* [What is asked]: Your copy of the material below should match it exactly, except that it holds no pictures.
___ Given data ___
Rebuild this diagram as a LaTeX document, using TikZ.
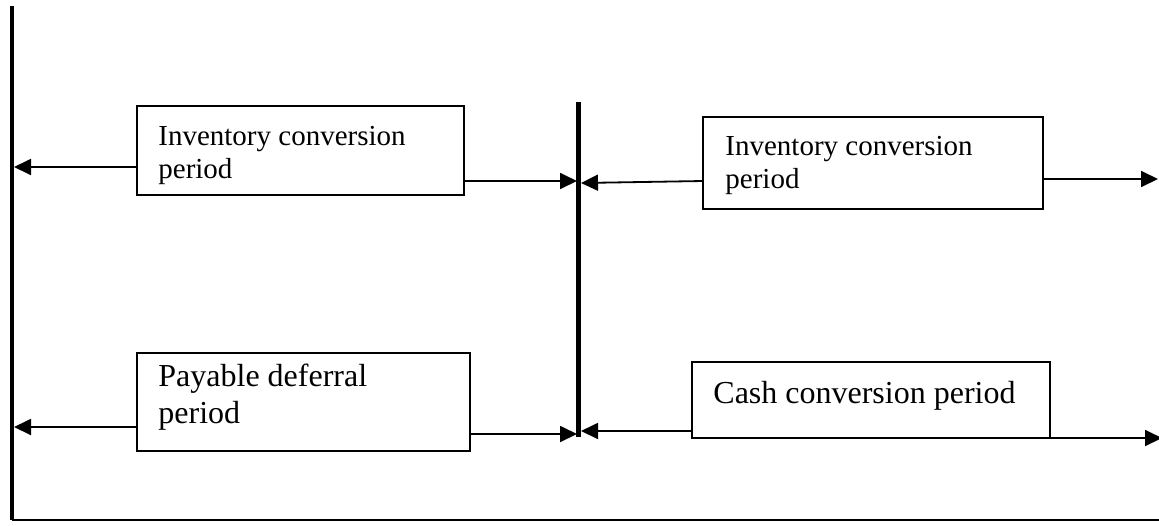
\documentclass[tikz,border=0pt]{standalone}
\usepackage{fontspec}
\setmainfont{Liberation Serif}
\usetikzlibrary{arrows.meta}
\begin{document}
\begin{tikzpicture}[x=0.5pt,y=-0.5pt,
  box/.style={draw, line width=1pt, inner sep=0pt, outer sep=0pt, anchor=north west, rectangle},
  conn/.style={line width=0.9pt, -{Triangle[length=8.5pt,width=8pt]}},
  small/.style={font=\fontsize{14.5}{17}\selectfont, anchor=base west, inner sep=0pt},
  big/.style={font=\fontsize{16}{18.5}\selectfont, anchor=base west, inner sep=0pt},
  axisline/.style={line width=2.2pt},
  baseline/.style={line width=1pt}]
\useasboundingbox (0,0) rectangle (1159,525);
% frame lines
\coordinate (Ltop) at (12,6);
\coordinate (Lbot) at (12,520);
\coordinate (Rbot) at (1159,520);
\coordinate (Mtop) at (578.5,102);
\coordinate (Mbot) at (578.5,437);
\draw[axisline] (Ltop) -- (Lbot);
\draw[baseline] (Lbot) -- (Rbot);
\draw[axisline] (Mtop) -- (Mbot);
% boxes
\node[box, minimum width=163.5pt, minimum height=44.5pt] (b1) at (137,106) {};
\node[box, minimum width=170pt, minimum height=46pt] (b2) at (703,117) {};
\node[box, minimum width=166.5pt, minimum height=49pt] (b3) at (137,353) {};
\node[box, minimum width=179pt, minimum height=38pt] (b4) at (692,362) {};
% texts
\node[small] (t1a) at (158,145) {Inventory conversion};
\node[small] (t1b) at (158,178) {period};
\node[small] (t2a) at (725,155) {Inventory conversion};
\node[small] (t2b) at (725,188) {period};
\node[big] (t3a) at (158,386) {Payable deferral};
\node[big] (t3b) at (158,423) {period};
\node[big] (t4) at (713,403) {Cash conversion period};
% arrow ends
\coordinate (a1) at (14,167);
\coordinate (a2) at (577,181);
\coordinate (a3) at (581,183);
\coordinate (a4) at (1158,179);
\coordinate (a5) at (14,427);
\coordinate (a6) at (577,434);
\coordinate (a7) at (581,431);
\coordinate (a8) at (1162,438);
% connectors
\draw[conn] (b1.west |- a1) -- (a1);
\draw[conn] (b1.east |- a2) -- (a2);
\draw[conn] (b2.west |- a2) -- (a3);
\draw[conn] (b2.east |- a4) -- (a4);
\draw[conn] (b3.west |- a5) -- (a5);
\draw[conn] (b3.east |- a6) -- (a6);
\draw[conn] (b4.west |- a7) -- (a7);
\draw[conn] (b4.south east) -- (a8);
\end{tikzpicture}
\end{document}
___
* [Answer below]:
Rebuild this diagram as a LaTeX document, using TikZ.
\documentclass[tikz,border=0pt]{standalone}
\usepackage{fontspec}
\setmainfont{Liberation Serif}
\usetikzlibrary{arrows.meta}
\begin{document}
\begin{tikzpicture}[x=0.5pt,y=-0.5pt,
  box/.style={draw, line width=1pt, inner sep=0pt, outer sep=0pt, anchor=north west, rectangle},
  conn/.style={line width=0.9pt, -{Triangle[length=8.5pt,width=8pt]}},
  small/.style={font=\fontsize{14.5}{17}\selectfont, anchor=base west, inner sep=0pt},
  big/.style={font=\fontsize{16}{18.5}\selectfont, anchor=base west, inner sep=0pt},
  axisline/.style={line width=2.2pt},
  baseline/.style={line width=1pt}]
\useasboundingbox (0,0) rectangle (1159,525);
% frame lines
\coordinate (Ltop) at (12,6);
\coordinate (Lbot) at (12,520);
\coordinate (Rbot) at (1159,520);
\coordinate (Mtop) at (578.5,102);
\coordinate (Mbot) at (578.5,437);
\draw[axisline] (Ltop) -- (Lbot);
\draw[baseline] (Lbot) -- (Rbot);
\draw[axisline] (Mtop) -- (Mbot);
% boxes
\node[box, minimum width=163.5pt, minimum height=44.5pt] (b1) at (137,106) {};
\node[box, minimum width=170pt, minimum height=46pt] (b2) at (703,117) {};
\node[box, minimum width=166.5pt, minimum height=49pt] (b3) at (137,353) {};
\node[box, minimum width=179pt, minimum height=38pt] (b4) at (692,362) {};
% texts
\node[small] (t1a) at (158,145) {Inventory conversion};
\node[small] (t1b) at (158,178) {period};
\node[small] (t2a) at (725,155) {Inventory conversion};
\node[small] (t2b) at (725,188) {period};
\node[big] (t3a) at (158,386) {Payable deferral};
\node[big] (t3b) at (158,423) {period};
\node[big] (t4) at (713,403) {Cash conversion period};
% arrow ends
\coordinate (a1) at (14,167);
\coordinate (a2) at (577,181);
\coordinate (a3) at (581,183);
\coordinate (a4) at (1158,179);
\coordinate (a5) at (14,427);
\coordinate (a6) at (577,434);
\coordinate (a7) at (581,431);
\coordinate (a8) at (1162,438);
% connectors
\draw[conn] (b1.west |- a1) -- (a1);
\draw[conn] (b1.east |- a2) -- (a2);
\draw[conn] (b2.west |- a2) -- (a3);
\draw[conn] (b2.east |- a4) -- (a4);
\draw[conn] (b3.west |- a5) -- (a5);
\draw[conn] (b3.east |- a6) -- (a6);
\draw[conn] (b4.west |- a7) -- (a7);
\draw[conn] (b4.south east) -- (a8);
\end{tikzpicture}
\end{document}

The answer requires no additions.